I recently got a Canon 20D from eBay, and bought new a lovely 50mm 1.8.

I also acquired/borrowed two EF fitting Sigma lenses which date back to film EOS cameras:Sigma Zoom - 28-200mm 1:3.5-5.6 DL Hyperzoom Macro and Sigma DL Zoom 75-300mm 1:4-5.6.

Unfortunately, these virtually never work on my camera, giving "Err: 99".  After a lot of googling and reading, I've read this is typical for Sigma lenses of this age on newer Canon bodies.  The reason is that Canon update their protocols with full access to technical material (so their older lenses would be fine), Sigma reverse engineer to fit.  This means Sigma lenses may not always work on future Canon bodies.

It was, apparently, possible to get a lens rechipped to work with the newer Canons.  I need to contact Sigma to see if this is still possible, but some posts I've seen online indicated that they've run out of the replacement chips.

Another alternative might be to put a component (such as a cheap extension tube) in between the camera and the lens which prevents communication completely between the camera and lens.  Obviously, this would stop the lens from operating at infinity and disable the autofocus, so it's far from ideal.

Anyone else dealt with this issue?


----------



## icassell (Dec 10, 2009)

Not all lenses could be re-chipped.  Contacting Sigma is your best approach.  Unless the old Sigma lenses have an aperture ring, you will find yourself shooting wide-open if you shoot manually.


----------



## Big Mike (Dec 11, 2009)

My opinion is that unless you have a really good lens, don't bother.  A new 70-300mm lens from Canon, Sigma or Tamron will work just fine and isn't very expensive.


----------



## iolair (Dec 28, 2009)

After a certain amount of experimenting, I've persuaded both the lenses to behave consistently.  The caveat is that I can ONLY shoot with the aperture wide open in aperture-priority or manual modes, and I have to adjust the aperture or shutter speed setting before I shoot. It then avoids the error 100% of the time.  (If I try to use a smaller aperture, or don't adjust the setting in some way before I take the first shot at a focal length, the error returns, and stays until I power cycle the camera).

For shooting in natural light, it's not too bad, but with a flash it's hard to stop it being too bright at 1/250s and ISO-100 (my flashes are older ones without any power adjustment).  The autofocus works fine, though.

It's not possible to get it rechipped - so until I can afford new glass it'll have to do.


----------



## iolair (Dec 28, 2009)

Big Mike said:


> My opinion is that unless you have a really good lens, don't bother.  A new 70-300mm lens from Canon, Sigma or Tamron will work just fine and isn't very expensive.


The 28-200 is very sharp, actually - better than the reviews suggest.  I guess I'm just lucky with the copy I have.

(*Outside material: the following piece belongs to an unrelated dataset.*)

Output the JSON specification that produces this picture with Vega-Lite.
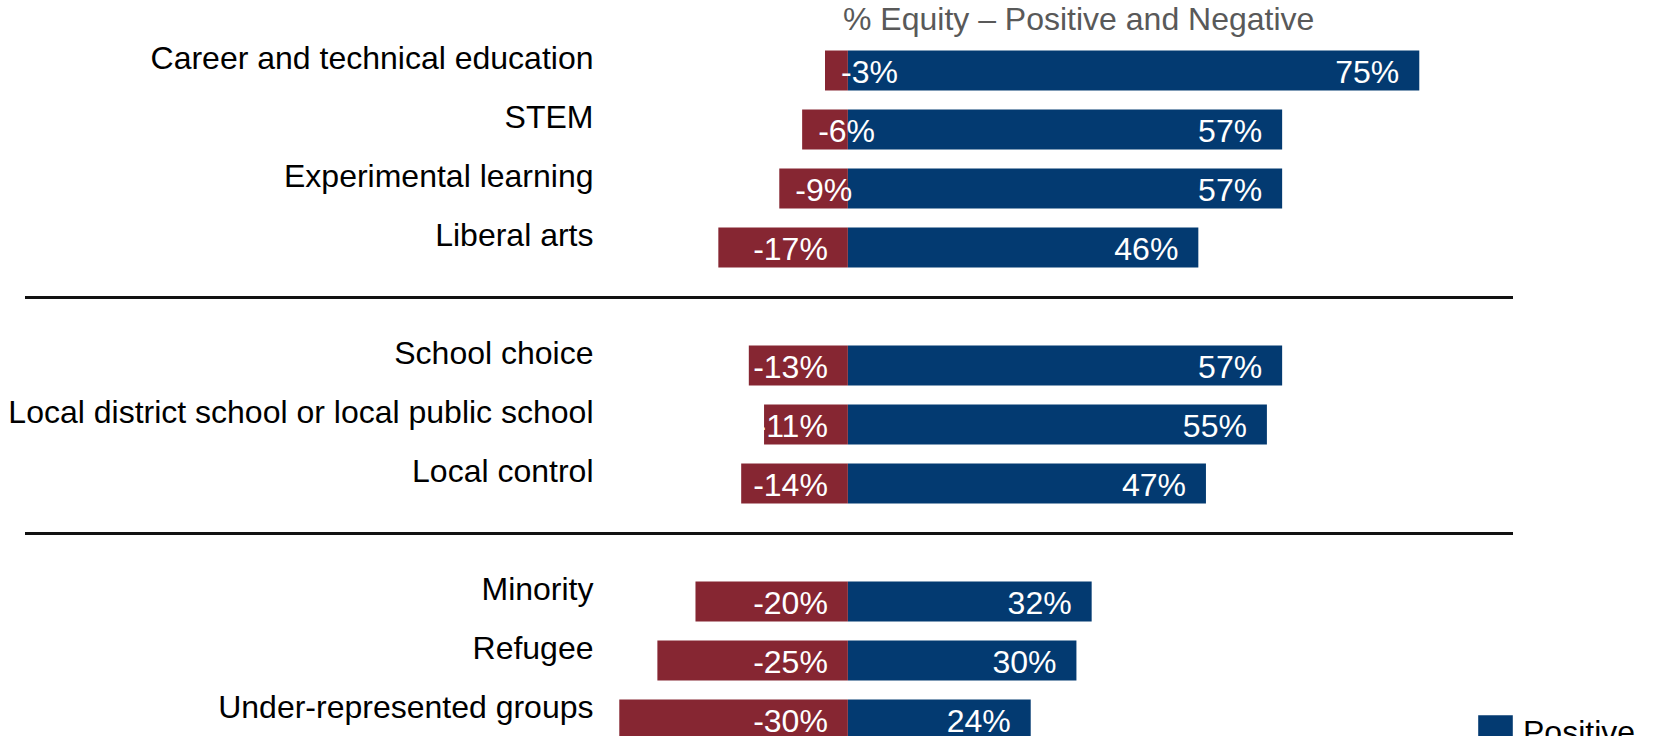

The image quality of the 75-300 is, well, meh ... but the reach will occasionally be useful.  On the other hand, I don't need long telephoto often enough to justify replacing it.


----------



## icassell (Dec 28, 2009)

You might see if  you can get hold of some ND filters to use with it to cut the light when you're shooting wide open.


----------



## alinez (Jan 19, 2013)

Hi iolair, I have exactly the same problem! I inherited some old cameras and lenses from my mother and I'm just starting to get more into photography. I tired using an old sigma 70-300mm and kept getting "error 99". What aperture and shutter speed did you use exactly? Did you configure it before you put the lens in? Mine does that as soon as I turn it on!
thanks


----------



## Jon_Baker (Jan 13, 2014)

It is apparently an issue with older sigma lenses not being compatible with newer Canon bodies. 
I just completed [link removed]the modification described on this site[/URL] and it seems to work quite well for now. 

Has any of you guys tried it as well?
Jon


----------